Fabrice Humbert est professeur de littérature, enseignant au lycée franco-allemand de Buc dans les Yvelines. Il est l’auteur de plusieurs romans dont L’Origine de la violence pour lequel il obtient le Prix Renaudot du livre de poche en 2010. 

Il vient de publier Les Mots pour le dire. De la haine et de l'insulte en démocratie, dans la collection Tracts, chez Gallimard. Dans cet essai, Fabrice Humbert pointe la responsabilité des politiques dans le triomphe de l'insulte et de l'invective, partout dans l'espace public. 

Un président qui en insulte un autre, celui réplique que "c’est celui qu’il le dit qui l’est"…Telle est l’ambiance de la semaine passée entre les présidents russe et américain. Et on se souvient encore du président turc, Erdogan, évoquant la "santé mentale" du président Macron, en septembre dernier. 

franceinfo : Fabrice Humbert, vous soulignez les insultes et invectives partout dans l’espace public, on est en plein dedans, là ?

Fabrice Humbert : C’est vrai qu’on n'est pas dans le plus noble. Là, c’est Biden/Poutine, Bolsonaro était très fort face à Macron, on peut aussi citer Erdogan. C’est assez lamentable, mais ce n’est pas vraiment ce que je pointe pare que dans le domaine de l’insulte en France, les politiques ne sont pas tellement excessifs. Il y a plutôt ici une espèce de banalisation la parole, d’euphémisation permanente et puis, la ruse linguistique, mais pas trop l’insulte.

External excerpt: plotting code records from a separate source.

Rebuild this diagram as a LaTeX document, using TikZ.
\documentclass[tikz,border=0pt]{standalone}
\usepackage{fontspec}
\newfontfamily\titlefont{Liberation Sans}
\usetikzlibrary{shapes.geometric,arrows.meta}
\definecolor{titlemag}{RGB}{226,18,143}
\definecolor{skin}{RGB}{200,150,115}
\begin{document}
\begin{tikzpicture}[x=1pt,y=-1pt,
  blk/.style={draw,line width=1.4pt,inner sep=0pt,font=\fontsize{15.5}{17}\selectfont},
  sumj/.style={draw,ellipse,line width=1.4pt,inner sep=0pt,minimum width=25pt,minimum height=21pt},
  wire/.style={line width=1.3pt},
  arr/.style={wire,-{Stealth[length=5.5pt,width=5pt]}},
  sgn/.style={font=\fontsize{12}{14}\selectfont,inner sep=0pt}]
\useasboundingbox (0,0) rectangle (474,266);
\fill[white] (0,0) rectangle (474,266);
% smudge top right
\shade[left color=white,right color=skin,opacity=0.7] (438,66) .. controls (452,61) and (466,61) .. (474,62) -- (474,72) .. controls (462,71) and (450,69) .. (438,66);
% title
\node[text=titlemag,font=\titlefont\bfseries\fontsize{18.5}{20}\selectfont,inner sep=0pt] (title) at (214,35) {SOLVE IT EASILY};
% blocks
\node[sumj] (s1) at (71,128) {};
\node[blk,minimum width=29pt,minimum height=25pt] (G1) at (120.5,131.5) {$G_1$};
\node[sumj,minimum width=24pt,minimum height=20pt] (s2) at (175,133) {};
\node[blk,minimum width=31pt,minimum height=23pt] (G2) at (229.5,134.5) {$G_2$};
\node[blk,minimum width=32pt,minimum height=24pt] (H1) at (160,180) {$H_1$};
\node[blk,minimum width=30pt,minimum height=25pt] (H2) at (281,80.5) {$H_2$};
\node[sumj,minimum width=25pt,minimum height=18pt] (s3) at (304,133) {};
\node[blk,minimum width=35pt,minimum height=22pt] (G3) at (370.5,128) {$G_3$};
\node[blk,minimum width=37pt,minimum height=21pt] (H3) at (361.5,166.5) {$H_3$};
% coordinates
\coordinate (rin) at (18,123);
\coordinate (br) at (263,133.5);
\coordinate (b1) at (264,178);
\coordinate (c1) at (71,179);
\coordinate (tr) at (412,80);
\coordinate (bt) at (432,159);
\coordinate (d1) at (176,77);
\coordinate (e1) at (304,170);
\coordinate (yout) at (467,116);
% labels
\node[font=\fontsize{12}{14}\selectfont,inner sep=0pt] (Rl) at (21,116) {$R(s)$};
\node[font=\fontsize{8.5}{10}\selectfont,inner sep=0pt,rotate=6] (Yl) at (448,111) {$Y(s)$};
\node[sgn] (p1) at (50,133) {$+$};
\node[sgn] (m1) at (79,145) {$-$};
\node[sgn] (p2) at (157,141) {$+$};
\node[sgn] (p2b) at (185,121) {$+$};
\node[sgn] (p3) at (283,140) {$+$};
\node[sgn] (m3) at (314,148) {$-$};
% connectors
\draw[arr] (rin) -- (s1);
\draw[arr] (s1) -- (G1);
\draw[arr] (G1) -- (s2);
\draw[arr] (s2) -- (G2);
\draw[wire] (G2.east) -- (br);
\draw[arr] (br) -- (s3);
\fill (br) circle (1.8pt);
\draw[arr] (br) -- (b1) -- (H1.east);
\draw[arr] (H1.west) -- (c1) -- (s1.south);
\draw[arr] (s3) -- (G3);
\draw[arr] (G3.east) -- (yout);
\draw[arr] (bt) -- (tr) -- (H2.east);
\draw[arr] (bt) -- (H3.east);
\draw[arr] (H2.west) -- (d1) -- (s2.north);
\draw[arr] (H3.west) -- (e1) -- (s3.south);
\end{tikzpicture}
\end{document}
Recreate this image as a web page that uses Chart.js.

En France, les hommes politiques sont plutôt tranquilles.

Vous parlez de "dévitalisation" des mots, de la parole politique, que voulez-vous dire par là ?

Les mots manquent de force dans le discours politique, notamment parce qu’on est dans une forme de gestion d’ensemble sans grand projet, et je vois bien qu’aujourd’hui avoir un grand projet, c’est très compliqué. Le fait est qu’après, on se retrouve avec une langue toute molle, toute technocratique, et ce qui est drôle, c’est qu’on essaye de donner de la force à cette langue avec des adjectifs comme "c’est ma première priorité", ou "c’est la première chose que je ferai"…On insiste, parce que ce qu’on dit a très peu de force.

Et par conséquent, dans cet espace laissé vide par des mots vacants, vient se mettre l’insulte, l’injure publique…

Lorsque vous avez des mots politiques qui sont assez faibles et qui n’entraînent pas, il y a du vide. Et ce vide, il doit être rempli alors effectivement, il y a une parole populiste et une parole de l’opinion publique qui peut être extrêmement sévère, toujours aller vers l’excès, et puis ça devient un vaste spectacle et une source de revenus aussi…Il faut toujours aller au plus fort, au plus colérique, au plus polémique, et puis certains en profitent et deviennent de plus en plus radicaux. Mais pour moi, c’est une espèce de fausse radicalité. Depuis quelques années des personnalités se sont imposées en proposant une radicalité toujours accrue. Quand on donne du spectacle, il faut en donner toujours plus parce que, sinon on épuise…

C'est une menace pour notre démocratie, dites-vous... 

Il y a des problèmes de fond qui engagent notre avenir, et qui ne peuvent pas être réglés dans cet étau des mots tout mous, et de la violence incandescente. Je suis absolument persuadé qu’il y a une raison à avoir. Alors, le problème quand je parle de "raison" c’est que ça peut-être très ennuyeux, mais j’y crois. La démocratie, elle est faite pour ça, pour ces débats raisonnables. Et les appels à la haine court-circuitent le débat et amènent à un énervement permanent des consciences, à une hystérie généralisée.

Je suis persuadé que ces annulations de l’autre dans le débat public, le refus d’une parole, le renvoi aux identités, c’est dangereux, parce que ça mine la société dans une espèce d’archipel permanent ou l’autre est toujours l’ennemi.

Fabrice Humbert, Les mots pour le dire. De la haine et de l'insulte en démocratie, Tracts Gallimard, février 2021.